**STATED GOAL:**
Below are some records; repeat them all exactly, minus the pictures.

**PROVIDED MATERIAL:**
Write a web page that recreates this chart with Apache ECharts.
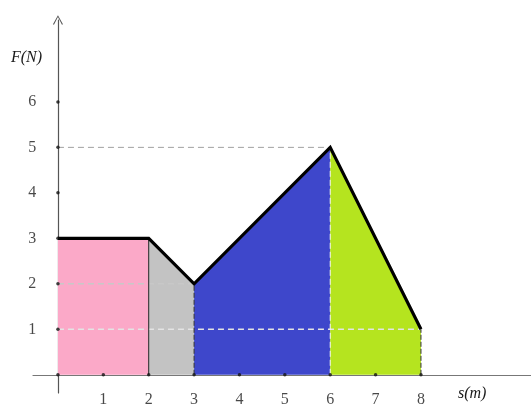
<!DOCTYPE html>
<html>
<head>
<meta charset="utf-8">
<script src="https://cdn.jsdelivr.net/npm/echarts@6/dist/echarts.min.js"></script>
<style>
  html, body { margin: 0; padding: 0; background: #fff; }
  #chart { width: 531px; height: 406px; }
</style>
</head>
<body>
<div id="chart"></div>
<script>
// outline of F(s)
const sValues = [0, 2, 3, 6, 8];
const fValues = [3, 3, 2, 5, 1];
// fill colour of each piece between two outline points
const pieceColors = ['#fba9c8', '#c3c3c3', '#3e47cb', '#b5e41f'];
// tick labels
const xTicks = [1, 2, 3, 4, 5, 6, 7, 8];
const yTicks = [1, 2, 3, 4, 5, 6];

const chart = echarts.init(document.getElementById('chart'));

const series = [];

// coloured areas, one per piece
for (let i = 0; i < pieceColors.length; i++) {
  series.push({
    type: 'line',
    data: [[sValues[i], fValues[i]], [sValues[i + 1], fValues[i + 1]]],
    symbol: 'none',
    lineStyle: { width: 0 },
    areaStyle: { color: pieceColors[i], opacity: 1, origin: 0 },
    z: 1
  });
}

// guide lines
function guide(points, color, type, width) {
  return {
    type: 'line',
    data: points,
    symbol: 'none',
    lineStyle: { color: color, type: type, width: width || 1 },
    z: 3
  };
}
series.push(guide([[0, 5], [6, 5]], '#a0a0a0', [6, 4]));
series.push(guide([[0, 2], [3, 2]], '#c8c8c8', [6, 4], 1.5));
series.push(guide([[0, 1], [8, 1]], '#e4e4e4', [6, 4], 1.5));
series.push(guide([[2, 0], [2, 3]], '#222', 'solid'));
series.push(guide([[3, 0], [3, 2]], '#333', [5, 2]));
series.push(guide([[6, 0], [6, 5]], '#f4f4f4', [6, 3]));
series.push(guide([[8, 0], [8, 1]], '#333', [5, 2]));

// thick outline
series.push({
  type: 'line',
  data: sValues.map((s, i) => [s, fValues[i]]),
  symbol: 'none',
  lineStyle: { color: '#000', width: 3.2, join: 'miter' },
  z: 5
});

const labelFont = { fontFamily: 'Liberation Serif', fontSize: 16, color: '#1a1a1a' };

// tick dots with their labels
series.push({
  type: 'scatter',
  data: xTicks.map(v => [v, 0]),
  symbolSize: 3.5,
  itemStyle: { color: '#111' },
  label: Object.assign({ show: true, position: 'bottom', distance: 15, formatter: p => p.value[0] }, labelFont),
  z: 6
});
series.push({
  type: 'scatter',
  data: yTicks.map(v => [0, v]),
  symbolSize: 3.5,
  itemStyle: { color: '#111' },
  label: Object.assign({ show: true, position: 'left', distance: 20, formatter: p => p.value[1] }, labelFont),
  z: 6
});
series.push({
  type: 'scatter',
  data: [[0, 0]],
  symbolSize: 3.5,
  itemStyle: { color: '#111' },
  z: 6
});

chart.setOption({
  animation: false,
  grid: { left: 33, right: 0, top: 20, bottom: 13, outerBoundsMode: 'none' },
  xAxis: {
    type: 'value',
    min: -0.55,
    max: 10.425,
    axisLine: { onZero: true, lineStyle: { color: '#777', width: 1.2 } },
    axisTick: { show: false },
    splitLine: { show: false },
    axisLabel: { show: false }
  },
  yAxis: {
    type: 'value',
    min: -0.4,
    max: 7.8,
    axisLine: {
      show: true,
      onZero: true,
      symbol: ['none', 'path://M0,9 L5,0 L10,9 L9,9.6 L5,1.8 L1,9.6 Z'],
      symbolSize: [10, 10],
      lineStyle: { color: '#555', width: 1.2 }
    },
    axisTick: { show: false },
    splitLine: { show: false },
    axisLabel: { show: false }
  },
  graphic: [
    {
      type: 'text', left: 11, top: 50,
      style: { text: 'F(N)', font: 'italic 16px "Liberation Serif"', fill: '#1a1a1a' }
    },
    {
      type: 'text', left: 458, top: 386,
      style: { text: 's(m)', font: 'italic 16px "Liberation Serif"', fill: '#1a1a1a' }
    }
  ],
  series: series
});
</script>
</body>
</html>
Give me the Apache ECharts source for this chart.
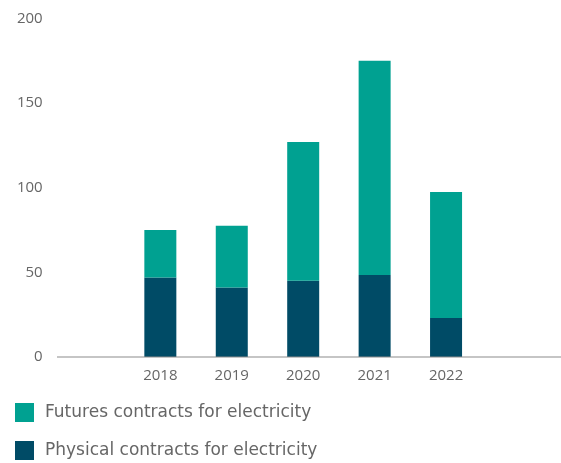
<!DOCTYPE html>
<html>
<head>
<meta charset="utf-8">
<script src="https://cdn.jsdelivr.net/npm/echarts@6/dist/echarts.min.js"></script>
<style>
  html, body { margin: 0; padding: 0; background: #ffffff; }
  #chart { width: 561px; height: 463px; }
</style>
</head>
<body>
<div id="chart"></div>
<script>
// Contract volumes per year
const years = ['2018', '2019', '2020', '2021', '2022'];
const physicalContracts = [47, 41, 45, 48.5, 23];
const futuresContracts = [28, 36.5, 82, 126.5, 74.5];
const yTicks = [0, 50, 100, 150, 200];

const FONT = '"Open Sans", "Noto Sans", sans-serif';
const LEGEND_FONT = '"DejaVu Sans", "Open Sans", sans-serif';
const TEXT_COLOR = '#666666';

// one empty slot on either side of the years
const categories = [''].concat(years, ['']);
const pad = arr => ['-'].concat(arr, ['-']);

const chart = echarts.init(document.getElementById('chart'), null, { renderer: 'canvas' });

chart.setOption({
  animation: false,
  backgroundColor: '#ffffff',
  textStyle: { fontFamily: FONT },
  grid: { left: 53.2, right: 7.8, top: 18.4, bottom: 106, containLabel: false },
  legend: {
    orient: 'vertical',
    left: 15,
    top: 403,
    padding: 0,
    height: 60,
    itemWidth: 19,
    itemHeight: 19,
    itemGap: 19,
    icon: 'rect',
    textStyle: { fontFamily: LEGEND_FONT, fontSize: 17, color: TEXT_COLOR, padding: [0, 0, 0, 6] },
    data: ['Futures contracts for electricity', 'Physical contracts for electricity']
  },
  xAxis: {
    type: 'category',
    data: categories,
    axisLine: { show: false },
    axisTick: { show: false },
    axisLabel: { fontFamily: FONT, fontSize: 15, color: TEXT_COLOR, margin: 11 }
  },
  yAxis: {
    type: 'value',
    min: yTicks[0],
    max: yTicks[yTicks.length - 1],
    interval: 50,
    axisLine: { show: false },
    axisTick: { show: false },
    splitLine: { show: false },
    axisLabel: { fontFamily: FONT, fontSize: 15, color: TEXT_COLOR, margin: 10.5, padding: [0, 0, 6, 0] }
  },
  series: [
    {
      name: 'Physical contracts for electricity',
      type: 'bar',
      stack: 'total',
      barWidth: 32,
      itemStyle: { color: '#004b66' },
      data: pad(physicalContracts)
    },
    {
      name: 'Futures contracts for electricity',
      type: 'bar',
      stack: 'total',
      barWidth: 32,
      itemStyle: { color: '#00a191' },
      data: pad(futuresContracts)
    }
  ]
});

// baseline rule running from the value labels to the right edge
const baseY = chart.convertToPixel({ yAxisIndex: 0 }, 0);
chart.setOption({
  graphic: [{
    type: 'line',
    shape: { x1: 57, y1: baseY, x2: 561, y2: baseY },
    style: { stroke: '#8c8c8c', lineWidth: 1.2 },
    z: 10
  }]
});
</script>
</body>
</html>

**TASK SOLUTION:**
Write a web page that recreates this chart with Apache ECharts.
<!DOCTYPE html>
<html>
<head>
<meta charset="utf-8">
<script src="https://cdn.jsdelivr.net/npm/echarts@6/dist/echarts.min.js"></script>
<style>
  html, body { margin: 0; padding: 0; background: #fff; }
  #chart { width: 531px; height: 406px; }
</style>
</head>
<body>
<div id="chart"></div>
<script>
// outline of F(s)
const sValues = [0, 2, 3, 6, 8];
const fValues = [3, 3, 2, 5, 1];
// fill colour of each piece between two outline points
const pieceColors = ['#fba9c8', '#c3c3c3', '#3e47cb', '#b5e41f'];
// tick labels
const xTicks = [1, 2, 3, 4, 5, 6, 7, 8];
const yTicks = [1, 2, 3, 4, 5, 6];

const chart = echarts.init(document.getElementById('chart'));

const series = [];

// coloured areas, one per piece
for (let i = 0; i < pieceColors.length; i++) {
  series.push({
    type: 'line',
    data: [[sValues[i], fValues[i]], [sValues[i + 1], fValues[i + 1]]],
    symbol: 'none',
    lineStyle: { width: 0 },
    areaStyle: { color: pieceColors[i], opacity: 1, origin: 0 },
    z: 1
  });
}

// guide lines
function guide(points, color, type, width) {
  return {
    type: 'line',
    data: points,
    symbol: 'none',
    lineStyle: { color: color, type: type, width: width || 1 },
    z: 3
  };
}
series.push(guide([[0, 5], [6, 5]], '#a0a0a0', [6, 4]));
series.push(guide([[0, 2], [3, 2]], '#c8c8c8', [6, 4], 1.5));
series.push(guide([[0, 1], [8, 1]], '#e4e4e4', [6, 4], 1.5));
series.push(guide([[2, 0], [2, 3]], '#222', 'solid'));
series.push(guide([[3, 0], [3, 2]], '#333', [5, 2]));
series.push(guide([[6, 0], [6, 5]], '#f4f4f4', [6, 3]));
series.push(guide([[8, 0], [8, 1]], '#333', [5, 2]));

// thick outline
series.push({
  type: 'line',
  data: sValues.map((s, i) => [s, fValues[i]]),
  symbol: 'none',
  lineStyle: { color: '#000', width: 3.2, join: 'miter' },
  z: 5
});

const labelFont = { fontFamily: 'Liberation Serif', fontSize: 16, color: '#1a1a1a' };

// tick dots with their labels
series.push({
  type: 'scatter',
  data: xTicks.map(v => [v, 0]),
  symbolSize: 3.5,
  itemStyle: { color: '#111' },
  label: Object.assign({ show: true, position: 'bottom', distance: 15, formatter: p => p.value[0] }, labelFont),
  z: 6
});
series.push({
  type: 'scatter',
  data: yTicks.map(v => [0, v]),
  symbolSize: 3.5,
  itemStyle: { color: '#111' },
  label: Object.assign({ show: true, position: 'left', distance: 20, formatter: p => p.value[1] }, labelFont),
  z: 6
});
series.push({
  type: 'scatter',
  data: [[0, 0]],
  symbolSize: 3.5,
  itemStyle: { color: '#111' },
  z: 6
});

chart.setOption({
  animation: false,
  grid: { left: 33, right: 0, top: 20, bottom: 13, outerBoundsMode: 'none' },
  xAxis: {
    type: 'value',
    min: -0.55,
    max: 10.425,
    axisLine: { onZero: true, lineStyle: { color: '#777', width: 1.2 } },
    axisTick: { show: false },
    splitLine: { show: false },
    axisLabel: { show: false }
  },
  yAxis: {
    type: 'value',
    min: -0.4,
    max: 7.8,
    axisLine: {
      show: true,
      onZero: true,
      symbol: ['none', 'path://M0,9 L5,0 L10,9 L9,9.6 L5,1.8 L1,9.6 Z'],
      symbolSize: [10, 10],
      lineStyle: { color: '#555', width: 1.2 }
    },
    axisTick: { show: false },
    splitLine: { show: false },
    axisLabel: { show: false }
  },
  graphic: [
    {
      type: 'text', left: 11, top: 50,
      style: { text: 'F(N)', font: 'italic 16px "Liberation Serif"', fill: '#1a1a1a' }
    },
    {
      type: 'text', left: 458, top: 386,
      style: { text: 's(m)', font: 'italic 16px "Liberation Serif"', fill: '#1a1a1a' }
    }
  ],
  series: series
});
</script>
</body>
</html>
Give me the Apache ECharts source for this chart.
<!DOCTYPE html>
<html>
<head>
<meta charset="utf-8">
<script src="https://cdn.jsdelivr.net/npm/echarts@6/dist/echarts.min.js"></script>
<style>
  html, body { margin: 0; padding: 0; background: #ffffff; }
  #chart { width: 561px; height: 463px; }
</style>
</head>
<body>
<div id="chart"></div>
<script>
// Contract volumes per year
const years = ['2018', '2019', '2020', '2021', '2022'];
const physicalContracts = [47, 41, 45, 48.5, 23];
const futuresContracts = [28, 36.5, 82, 126.5, 74.5];
const yTicks = [0, 50, 100, 150, 200];

const FONT = '"Open Sans", "Noto Sans", sans-serif';
const LEGEND_FONT = '"DejaVu Sans", "Open Sans", sans-serif';
const TEXT_COLOR = '#666666';

// one empty slot on either side of the years
const categories = [''].concat(years, ['']);
const pad = arr => ['-'].concat(arr, ['-']);

const chart = echarts.init(document.getElementById('chart'), null, { renderer: 'canvas' });

chart.setOption({
  animation: false,
  backgroundColor: '#ffffff',
  textStyle: { fontFamily: FONT },
  grid: { left: 53.2, right: 7.8, top: 18.4, bottom: 106, containLabel: false },
  legend: {
    orient: 'vertical',
    left: 15,
    top: 403,
    padding: 0,
    height: 60,
    itemWidth: 19,
    itemHeight: 19,
    itemGap: 19,
    icon: 'rect',
    textStyle: { fontFamily: LEGEND_FONT, fontSize: 17, color: TEXT_COLOR, padding: [0, 0, 0, 6] },
    data: ['Futures contracts for electricity', 'Physical contracts for electricity']
  },
  xAxis: {
    type: 'category',
    data: categories,
    axisLine: { show: false },
    axisTick: { show: false },
    axisLabel: { fontFamily: FONT, fontSize: 15, color: TEXT_COLOR, margin: 11 }
  },
  yAxis: {
    type: 'value',
    min: yTicks[0],
    max: yTicks[yTicks.length - 1],
    interval: 50,
    axisLine: { show: false },
    axisTick: { show: false },
    splitLine: { show: false },
    axisLabel: { fontFamily: FONT, fontSize: 15, color: TEXT_COLOR, margin: 10.5, padding: [0, 0, 6, 0] }
  },
  series: [
    {
      name: 'Physical contracts for electricity',
      type: 'bar',
      stack: 'total',
      barWidth: 32,
      itemStyle: { color: '#004b66' },
      data: pad(physicalContracts)
    },
    {
      name: 'Futures contracts for electricity',
      type: 'bar',
      stack: 'total',
      barWidth: 32,
      itemStyle: { color: '#00a191' },
      data: pad(futuresContracts)
    }
  ]
});

// baseline rule running from the value labels to the right edge
const baseY = chart.convertToPixel({ yAxisIndex: 0 }, 0);
chart.setOption({
  graphic: [{
    type: 'line',
    shape: { x1: 57, y1: baseY, x2: 561, y2: baseY },
    style: { stroke: '#8c8c8c', lineWidth: 1.2 },
    z: 10
  }]
});
</script>
</body>
</html>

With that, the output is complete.